* _STATED TASK_:
Find the lines with "this" in them and copy them out.

=== DATA LISTING ===

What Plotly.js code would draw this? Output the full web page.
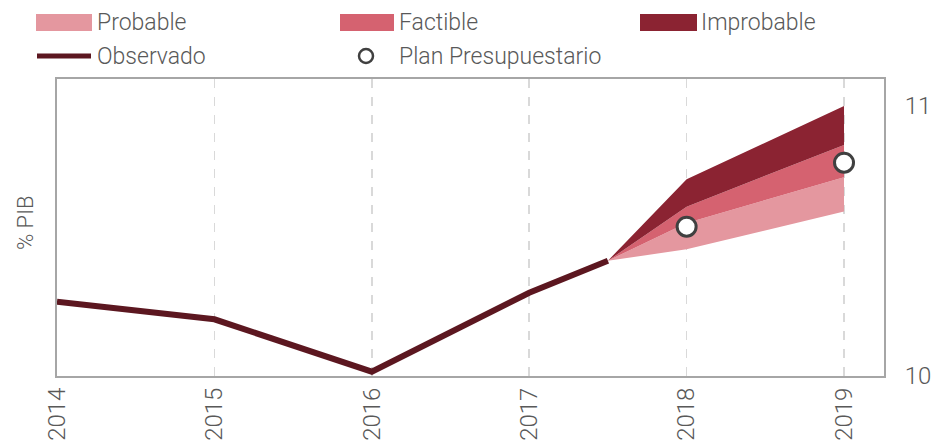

===
=== DATA LISTING ===

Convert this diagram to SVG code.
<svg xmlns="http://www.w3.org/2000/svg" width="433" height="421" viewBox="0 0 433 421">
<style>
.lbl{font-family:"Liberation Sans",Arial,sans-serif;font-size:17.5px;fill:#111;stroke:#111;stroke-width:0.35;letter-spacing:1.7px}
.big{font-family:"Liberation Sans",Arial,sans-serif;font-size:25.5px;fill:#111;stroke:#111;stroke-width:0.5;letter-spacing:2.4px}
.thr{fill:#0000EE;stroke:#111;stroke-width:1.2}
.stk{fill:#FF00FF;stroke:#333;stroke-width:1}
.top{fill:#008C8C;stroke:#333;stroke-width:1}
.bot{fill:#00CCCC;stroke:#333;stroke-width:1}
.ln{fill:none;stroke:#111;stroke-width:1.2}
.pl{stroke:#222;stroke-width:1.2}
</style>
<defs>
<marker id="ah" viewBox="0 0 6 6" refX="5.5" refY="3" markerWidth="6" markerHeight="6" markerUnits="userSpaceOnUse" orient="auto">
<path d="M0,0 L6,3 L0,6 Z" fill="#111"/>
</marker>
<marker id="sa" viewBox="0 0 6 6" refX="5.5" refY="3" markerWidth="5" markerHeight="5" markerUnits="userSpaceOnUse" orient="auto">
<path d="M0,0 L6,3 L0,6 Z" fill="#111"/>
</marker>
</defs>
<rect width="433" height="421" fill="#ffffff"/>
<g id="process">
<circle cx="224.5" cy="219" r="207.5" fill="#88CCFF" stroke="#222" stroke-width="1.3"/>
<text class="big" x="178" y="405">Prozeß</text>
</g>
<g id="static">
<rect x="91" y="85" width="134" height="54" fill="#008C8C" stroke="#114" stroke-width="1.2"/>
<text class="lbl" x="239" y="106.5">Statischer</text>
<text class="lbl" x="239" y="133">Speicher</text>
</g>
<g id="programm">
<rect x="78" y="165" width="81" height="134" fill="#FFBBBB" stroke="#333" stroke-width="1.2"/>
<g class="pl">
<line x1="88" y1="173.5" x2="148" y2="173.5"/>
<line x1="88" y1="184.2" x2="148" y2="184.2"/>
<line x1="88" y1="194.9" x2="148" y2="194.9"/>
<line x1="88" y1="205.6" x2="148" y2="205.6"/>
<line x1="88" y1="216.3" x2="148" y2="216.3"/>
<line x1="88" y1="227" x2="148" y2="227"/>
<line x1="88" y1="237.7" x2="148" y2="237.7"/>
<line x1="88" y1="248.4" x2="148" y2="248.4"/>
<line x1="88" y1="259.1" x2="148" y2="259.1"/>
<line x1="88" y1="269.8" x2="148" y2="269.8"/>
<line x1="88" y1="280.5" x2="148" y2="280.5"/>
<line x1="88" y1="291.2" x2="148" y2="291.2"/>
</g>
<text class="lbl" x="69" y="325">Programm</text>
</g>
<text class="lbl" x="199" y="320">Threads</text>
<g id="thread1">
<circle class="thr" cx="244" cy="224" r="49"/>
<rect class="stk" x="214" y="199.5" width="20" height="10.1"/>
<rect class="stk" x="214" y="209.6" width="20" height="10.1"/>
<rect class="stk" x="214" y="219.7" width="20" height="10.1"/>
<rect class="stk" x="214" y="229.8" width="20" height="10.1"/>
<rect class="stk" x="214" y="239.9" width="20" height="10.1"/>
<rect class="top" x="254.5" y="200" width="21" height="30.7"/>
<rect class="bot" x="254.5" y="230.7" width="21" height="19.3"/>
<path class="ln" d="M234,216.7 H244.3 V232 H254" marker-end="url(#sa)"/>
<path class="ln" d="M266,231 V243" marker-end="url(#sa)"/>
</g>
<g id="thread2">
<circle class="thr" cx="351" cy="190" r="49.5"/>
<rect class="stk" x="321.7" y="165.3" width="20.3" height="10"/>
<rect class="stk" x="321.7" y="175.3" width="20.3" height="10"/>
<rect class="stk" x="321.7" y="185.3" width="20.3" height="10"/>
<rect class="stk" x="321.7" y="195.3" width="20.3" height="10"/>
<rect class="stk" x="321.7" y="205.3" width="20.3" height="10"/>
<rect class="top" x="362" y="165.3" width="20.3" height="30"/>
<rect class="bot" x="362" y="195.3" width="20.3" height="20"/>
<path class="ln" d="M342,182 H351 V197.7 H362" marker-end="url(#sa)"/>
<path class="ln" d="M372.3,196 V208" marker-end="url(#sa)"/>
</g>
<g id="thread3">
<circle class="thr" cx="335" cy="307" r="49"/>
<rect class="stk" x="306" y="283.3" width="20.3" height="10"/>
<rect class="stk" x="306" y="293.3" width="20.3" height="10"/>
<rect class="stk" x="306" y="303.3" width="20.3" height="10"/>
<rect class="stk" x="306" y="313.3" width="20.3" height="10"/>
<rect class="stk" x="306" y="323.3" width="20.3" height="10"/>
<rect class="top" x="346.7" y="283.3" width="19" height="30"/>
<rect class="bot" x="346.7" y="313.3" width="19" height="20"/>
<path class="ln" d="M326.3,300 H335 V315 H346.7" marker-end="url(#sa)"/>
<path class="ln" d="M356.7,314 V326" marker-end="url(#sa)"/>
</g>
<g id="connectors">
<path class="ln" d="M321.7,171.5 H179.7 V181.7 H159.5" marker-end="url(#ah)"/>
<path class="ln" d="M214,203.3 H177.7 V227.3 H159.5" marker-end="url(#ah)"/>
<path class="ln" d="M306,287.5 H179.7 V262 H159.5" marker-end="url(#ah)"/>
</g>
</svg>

===

* _OUTPUT OF THE EXERCISE_:
What Plotly.js code would draw this? Output the full web page.
Convert this diagram to SVG code.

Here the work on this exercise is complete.